* [SHORT PROBLEM]: Output the material beneath this task exactly, images excluded.

* [GIVEN MATERIAL]:
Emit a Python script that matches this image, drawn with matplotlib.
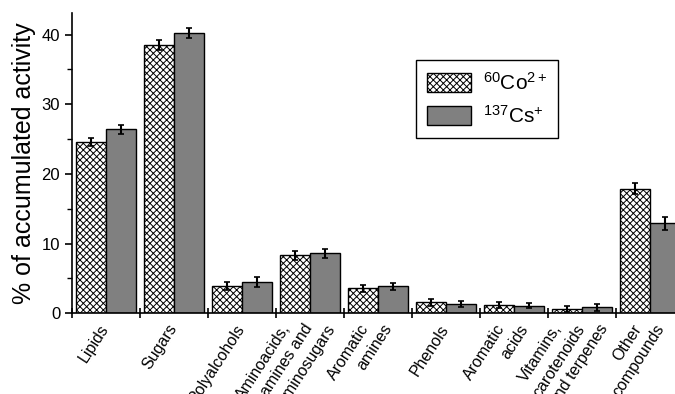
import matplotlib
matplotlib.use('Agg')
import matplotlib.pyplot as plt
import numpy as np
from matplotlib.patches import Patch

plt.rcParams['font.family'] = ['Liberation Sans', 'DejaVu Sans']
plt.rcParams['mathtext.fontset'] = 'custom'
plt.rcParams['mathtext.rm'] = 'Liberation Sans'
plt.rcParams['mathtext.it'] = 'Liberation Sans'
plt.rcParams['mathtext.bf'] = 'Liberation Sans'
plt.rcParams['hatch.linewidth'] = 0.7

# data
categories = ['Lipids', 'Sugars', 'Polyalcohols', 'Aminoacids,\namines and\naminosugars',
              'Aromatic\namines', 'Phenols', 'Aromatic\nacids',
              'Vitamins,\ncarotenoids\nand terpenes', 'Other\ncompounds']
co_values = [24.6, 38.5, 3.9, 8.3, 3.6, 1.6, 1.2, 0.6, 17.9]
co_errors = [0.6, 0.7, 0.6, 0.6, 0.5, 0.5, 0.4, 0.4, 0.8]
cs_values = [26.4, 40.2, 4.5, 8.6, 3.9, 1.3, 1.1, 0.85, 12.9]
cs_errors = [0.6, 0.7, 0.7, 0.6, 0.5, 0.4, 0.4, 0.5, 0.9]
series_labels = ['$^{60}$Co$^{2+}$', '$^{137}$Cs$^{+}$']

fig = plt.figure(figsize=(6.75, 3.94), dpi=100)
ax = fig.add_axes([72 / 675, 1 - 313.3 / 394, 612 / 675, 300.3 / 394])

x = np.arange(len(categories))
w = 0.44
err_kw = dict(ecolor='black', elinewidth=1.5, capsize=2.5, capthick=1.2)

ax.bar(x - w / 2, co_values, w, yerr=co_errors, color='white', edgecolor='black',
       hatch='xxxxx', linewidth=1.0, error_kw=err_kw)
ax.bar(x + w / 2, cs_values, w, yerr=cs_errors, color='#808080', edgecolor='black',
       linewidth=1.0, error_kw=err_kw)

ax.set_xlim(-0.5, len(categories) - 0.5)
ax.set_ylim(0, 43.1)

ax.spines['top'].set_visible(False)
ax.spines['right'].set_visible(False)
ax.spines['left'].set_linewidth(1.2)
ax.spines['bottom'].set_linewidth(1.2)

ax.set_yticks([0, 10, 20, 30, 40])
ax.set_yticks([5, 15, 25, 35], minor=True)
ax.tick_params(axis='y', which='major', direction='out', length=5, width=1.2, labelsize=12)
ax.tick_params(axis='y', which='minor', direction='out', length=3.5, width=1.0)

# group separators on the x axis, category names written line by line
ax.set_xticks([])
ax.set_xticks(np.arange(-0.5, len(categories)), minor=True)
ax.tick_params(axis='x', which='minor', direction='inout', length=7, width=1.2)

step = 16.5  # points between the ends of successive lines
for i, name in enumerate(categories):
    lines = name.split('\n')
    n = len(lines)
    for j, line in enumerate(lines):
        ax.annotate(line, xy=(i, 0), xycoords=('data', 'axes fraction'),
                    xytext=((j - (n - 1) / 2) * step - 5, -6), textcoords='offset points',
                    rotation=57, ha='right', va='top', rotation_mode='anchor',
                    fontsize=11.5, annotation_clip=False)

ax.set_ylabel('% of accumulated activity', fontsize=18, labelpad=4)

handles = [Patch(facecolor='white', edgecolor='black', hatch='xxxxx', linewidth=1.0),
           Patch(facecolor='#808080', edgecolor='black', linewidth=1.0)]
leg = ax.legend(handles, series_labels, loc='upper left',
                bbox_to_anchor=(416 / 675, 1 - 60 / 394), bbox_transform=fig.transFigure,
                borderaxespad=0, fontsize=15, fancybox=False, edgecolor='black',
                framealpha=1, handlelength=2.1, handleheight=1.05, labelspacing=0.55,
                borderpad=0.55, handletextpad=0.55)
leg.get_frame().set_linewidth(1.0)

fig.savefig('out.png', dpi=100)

* [TASK SOLUTION]:
Emit a Python script that matches this image, drawn with matplotlib.
import matplotlib
matplotlib.use('Agg')
import matplotlib.pyplot as plt
import numpy as np
from matplotlib.patches import Patch

plt.rcParams['font.family'] = ['Liberation Sans', 'DejaVu Sans']
plt.rcParams['mathtext.fontset'] = 'custom'
plt.rcParams['mathtext.rm'] = 'Liberation Sans'
plt.rcParams['mathtext.it'] = 'Liberation Sans'
plt.rcParams['mathtext.bf'] = 'Liberation Sans'
plt.rcParams['hatch.linewidth'] = 0.7

# data
categories = ['Lipids', 'Sugars', 'Polyalcohols', 'Aminoacids,\namines and\naminosugars',
              'Aromatic\namines', 'Phenols', 'Aromatic\nacids',
              'Vitamins,\ncarotenoids\nand terpenes', 'Other\ncompounds']
co_values = [24.6, 38.5, 3.9, 8.3, 3.6, 1.6, 1.2, 0.6, 17.9]
co_errors = [0.6, 0.7, 0.6, 0.6, 0.5, 0.5, 0.4, 0.4, 0.8]
cs_values = [26.4, 40.2, 4.5, 8.6, 3.9, 1.3, 1.1, 0.85, 12.9]
cs_errors = [0.6, 0.7, 0.7, 0.6, 0.5, 0.4, 0.4, 0.5, 0.9]
series_labels = ['$^{60}$Co$^{2+}$', '$^{137}$Cs$^{+}$']

fig = plt.figure(figsize=(6.75, 3.94), dpi=100)
ax = fig.add_axes([72 / 675, 1 - 313.3 / 394, 612 / 675, 300.3 / 394])

x = np.arange(len(categories))
w = 0.44
err_kw = dict(ecolor='black', elinewidth=1.5, capsize=2.5, capthick=1.2)

ax.bar(x - w / 2, co_values, w, yerr=co_errors, color='white', edgecolor='black',
       hatch='xxxxx', linewidth=1.0, error_kw=err_kw)
ax.bar(x + w / 2, cs_values, w, yerr=cs_errors, color='#808080', edgecolor='black',
       linewidth=1.0, error_kw=err_kw)

ax.set_xlim(-0.5, len(categories) - 0.5)
ax.set_ylim(0, 43.1)

ax.spines['top'].set_visible(False)
ax.spines['right'].set_visible(False)
ax.spines['left'].set_linewidth(1.2)
ax.spines['bottom'].set_linewidth(1.2)

ax.set_yticks([0, 10, 20, 30, 40])
ax.set_yticks([5, 15, 25, 35], minor=True)
ax.tick_params(axis='y', which='major', direction='out', length=5, width=1.2, labelsize=12)
ax.tick_params(axis='y', which='minor', direction='out', length=3.5, width=1.0)

# group separators on the x axis, category names written line by line
ax.set_xticks([])
ax.set_xticks(np.arange(-0.5, len(categories)), minor=True)
ax.tick_params(axis='x', which='minor', direction='inout', length=7, width=1.2)

step = 16.5  # points between the ends of successive lines
for i, name in enumerate(categories):
    lines = name.split('\n')
    n = len(lines)
    for j, line in enumerate(lines):
        ax.annotate(line, xy=(i, 0), xycoords=('data', 'axes fraction'),
                    xytext=((j - (n - 1) / 2) * step - 5, -6), textcoords='offset points',
                    rotation=57, ha='right', va='top', rotation_mode='anchor',
                    fontsize=11.5, annotation_clip=False)

ax.set_ylabel('% of accumulated activity', fontsize=18, labelpad=4)

handles = [Patch(facecolor='white', edgecolor='black', hatch='xxxxx', linewidth=1.0),
           Patch(facecolor='#808080', edgecolor='black', linewidth=1.0)]
leg = ax.legend(handles, series_labels, loc='upper left',
                bbox_to_anchor=(416 / 675, 1 - 60 / 394), bbox_transform=fig.transFigure,
                borderaxespad=0, fontsize=15, fancybox=False, edgecolor='black',
                framealpha=1, handlelength=2.1, handleheight=1.05, labelspacing=0.55,
                borderpad=0.55, handletextpad=0.55)
leg.get_frame().set_linewidth(1.0)

fig.savefig('out.png', dpi=100)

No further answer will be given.